**** Supplied material

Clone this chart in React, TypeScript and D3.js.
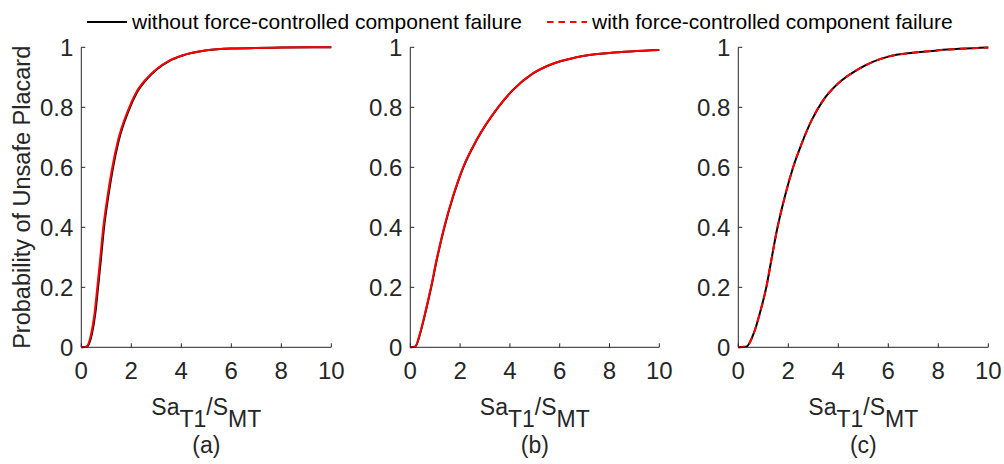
import React from "react";
import * as d3 from "d3";

// ---------- data ----------
const panelLabels = ["(a)", "(b)", "(c)"];
const xTicks = [0, 2, 4, 6, 8, 10];
const yTicks = [0, 0.2, 0.4, 0.6, 0.8, 1];
const yTickLabels = ["0", "0.2", "0.4", "0.6", "0.8", "1"];
const legendLabels = [
  "without force-controlled component failure",
  "with force-controlled component failure",
];

// panel (a)
const aWithX = [0, 0.2, 0.4, 0.53, 0.64, 0.75, 0.88, 1.04, 1.23, 1.47, 1.87, 2.2, 2.6, 3.0, 3.5, 4.0, 5, 6, 8, 10];
const aWithP = [0, 0.002, 0.047, 0.113, 0.2, 0.29, 0.4, 0.498, 0.595, 0.69, 0.79, 0.85, 0.895, 0.927, 0.955, 0.972, 0.99, 0.996, 0.999, 1.0];
const aWithoutX = [0, 0.22, 0.43, 0.56, 0.67, 0.78, 0.91, 1.07, 1.26, 1.5, 1.9, 2.23, 2.63, 3.03, 3.53, 4.03, 5.03, 6, 8, 10];
const aWithoutP = [0, 0.002, 0.047, 0.113, 0.2, 0.29, 0.4, 0.498, 0.595, 0.69, 0.79, 0.85, 0.895, 0.927, 0.955, 0.972, 0.99, 0.996, 0.999, 1.0];

// panel (b)
const bWithX = [0, 0.19, 0.39, 0.59, 0.83, 1.05, 1.36, 1.72, 2.12, 2.65, 3.52, 4.12, 4.92, 5.59, 6.67, 8, 10];
const bWithP = [0, 0.002, 0.047, 0.113, 0.2, 0.29, 0.4, 0.505, 0.6, 0.69, 0.8, 0.858, 0.913, 0.941, 0.967, 0.981, 0.991];
const bWithoutX = [0, 0.2, 0.4, 0.6, 0.84, 1.06, 1.37, 1.73, 2.13, 2.66, 3.53, 4.13, 4.93, 5.6, 6.68, 8, 10];
const bWithoutP = [0, 0.002, 0.047, 0.113, 0.2, 0.29, 0.4, 0.505, 0.6, 0.69, 0.8, 0.858, 0.913, 0.941, 0.967, 0.981, 0.991];

// panel (c)
const cWithX = [0, 0.32, 0.62, 0.86, 1.12, 1.32, 1.52, 1.87, 2.2, 2.54, 2.94, 3.4, 4.0, 4.74, 5.4, 6.0, 7.0, 8.0, 10];
const cWithP = [0, 0.002, 0.047, 0.113, 0.2, 0.29, 0.38, 0.505, 0.602, 0.68, 0.758, 0.824, 0.88, 0.924, 0.952, 0.969, 0.982, 0.99, 0.999];
const cWithoutX = [0, 0.32, 0.62, 0.86, 1.12, 1.32, 1.52, 1.87, 2.2, 2.54, 2.94, 3.4, 4.0, 4.74, 5.4, 6.0, 7.0, 8.0, 10];
const cWithoutP = [0, 0.002, 0.047, 0.113, 0.2, 0.29, 0.38, 0.505, 0.602, 0.68, 0.758, 0.824, 0.88, 0.924, 0.952, 0.969, 0.982, 0.99, 0.999];

const series = [
  { withX: aWithX, withP: aWithP, withoutX: aWithoutX, withoutP: aWithoutP, dashed: false },
  { withX: bWithX, withP: bWithP, withoutX: bWithoutX, withoutP: bWithoutP, dashed: false },
  { withX: cWithX, withP: cWithP, withoutX: cWithoutX, withoutP: cWithoutP, dashed: true },
];

// ---------- layout ----------
const W = 1004;
const H = 464;
const panelX = [
  [81.3, 331.3],
  [410.3, 659.3],
  [738.3, 988.3],
];
const yRange = [347.3, 47.3];
const FONT = "'Liberation Sans', Arial, Helvetica, sans-serif";
const AXIS = "#262626";

function Panel({ idx }: { idx: number }) {
  const [x0, x1] = panelX[idx];
  const x = d3.scaleLinear().domain([0, 10]).range([x0, x1]);
  const y = d3.scaleLinear().domain([0, 1]).range(yRange);
  const s = series[idx];
  const line = d3
    .line<[number, number]>()
    .x((d) => x(d[0]))
    .y((d) => y(d[1]))
    .curve(d3.curveMonotoneX);
  const without = line(s.withoutX.map((v, i) => [v, s.withoutP[i]] as [number, number])) || "";
  const withF = line(s.withX.map((v, i) => [v, s.withP[i]] as [number, number])) || "";
  const cx = (x0 + x1) / 2;
  return (
    <g>
      <path d={without} fill="none" stroke="#000" strokeWidth={2} />
      <path
        d={withF}
        fill="none"
        stroke="#ff0000"
        strokeWidth={2}
        strokeDasharray={s.dashed ? "7,5" : undefined}
      />
      {/* axes */}
      <line x1={x(0)} x2={x(10)} y1={y(0)} y2={y(0)} stroke={AXIS} strokeWidth={1} />
      <line x1={x(0)} x2={x(0)} y1={y(0)} y2={y(1)} stroke={AXIS} strokeWidth={1} />
      {xTicks.map((t) => (
        <g key={"x" + t}>
          <line x1={x(t)} x2={x(t)} y1={y(0)} y2={y(0) - 4} stroke={AXIS} strokeWidth={1} />
          <text x={x(t)} y={379} textAnchor="middle" fontSize={24} fill={AXIS} fontFamily={FONT}>
            {t}
          </text>
        </g>
      ))}
      {yTicks.map((t, i) => (
        <g key={"y" + t}>
          <line x1={x(0)} x2={x(0) + 4} y1={y(t)} y2={y(t)} stroke={AXIS} strokeWidth={1} />
          <text
            x={x(0) - 8}
            y={y(t) + 8.5}
            textAnchor="end"
            fontSize={24}
            fill={AXIS}
            fontFamily={FONT}
          >
            {yTickLabels[i]}
          </text>
        </g>
      ))}
      <text x={cx} y={415} textAnchor="middle" fontSize={23} fill={AXIS} fontFamily={FONT}>
        Sa
        <tspan dy={12}>T1</tspan>
        <tspan dy={-12}>/S</tspan>
        <tspan dy={12}>MT</tspan>
      </text>
      <text x={cx} y={453} textAnchor="middle" fontSize={23} fill={AXIS} fontFamily={FONT}>
        {panelLabels[idx]}
      </text>
    </g>
  );
}

export default function App() {
  return (
    <svg
      width={W}
      height={H}
      style={{ position: "absolute", left: 0, top: 0, background: "#fff" }}
    >
      <rect x={0} y={0} width={W} height={H} fill="#fff" />
      {[0, 1, 2].map((i) => (
        <Panel key={i} idx={i} />
      ))}
      <text
        transform={`translate(30,${(yRange[0] + yRange[1]) / 2}) rotate(-90)`}
        textAnchor="middle"
        fontSize={23.5}
        fill={AXIS}
        fontFamily={FONT}
      >
        Probability of Unsafe Placard
      </text>
      {/* legend */}
      <line x1={87} x2={127} y1={22} y2={22} stroke="#000" strokeWidth={2} />
      <text x={132} y={29} fontSize={21} fill="#000" fontFamily={FONT}>
        {legendLabels[0]}
      </text>
      <line x1={547} x2={587} y1={22} y2={22} stroke="#ff0000" strokeWidth={2} strokeDasharray="6.5,5" />
      <text x={592} y={29} fontSize={21} fill="#000" fontFamily={FONT}>
        {legendLabels[1]}
      </text>
    </svg>
  );
}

********

[The task]
Gather and return every line that holds the string "React".

[Solution to the exercise]
Clone this chart in React, TypeScript and D3.js.
import React from "react";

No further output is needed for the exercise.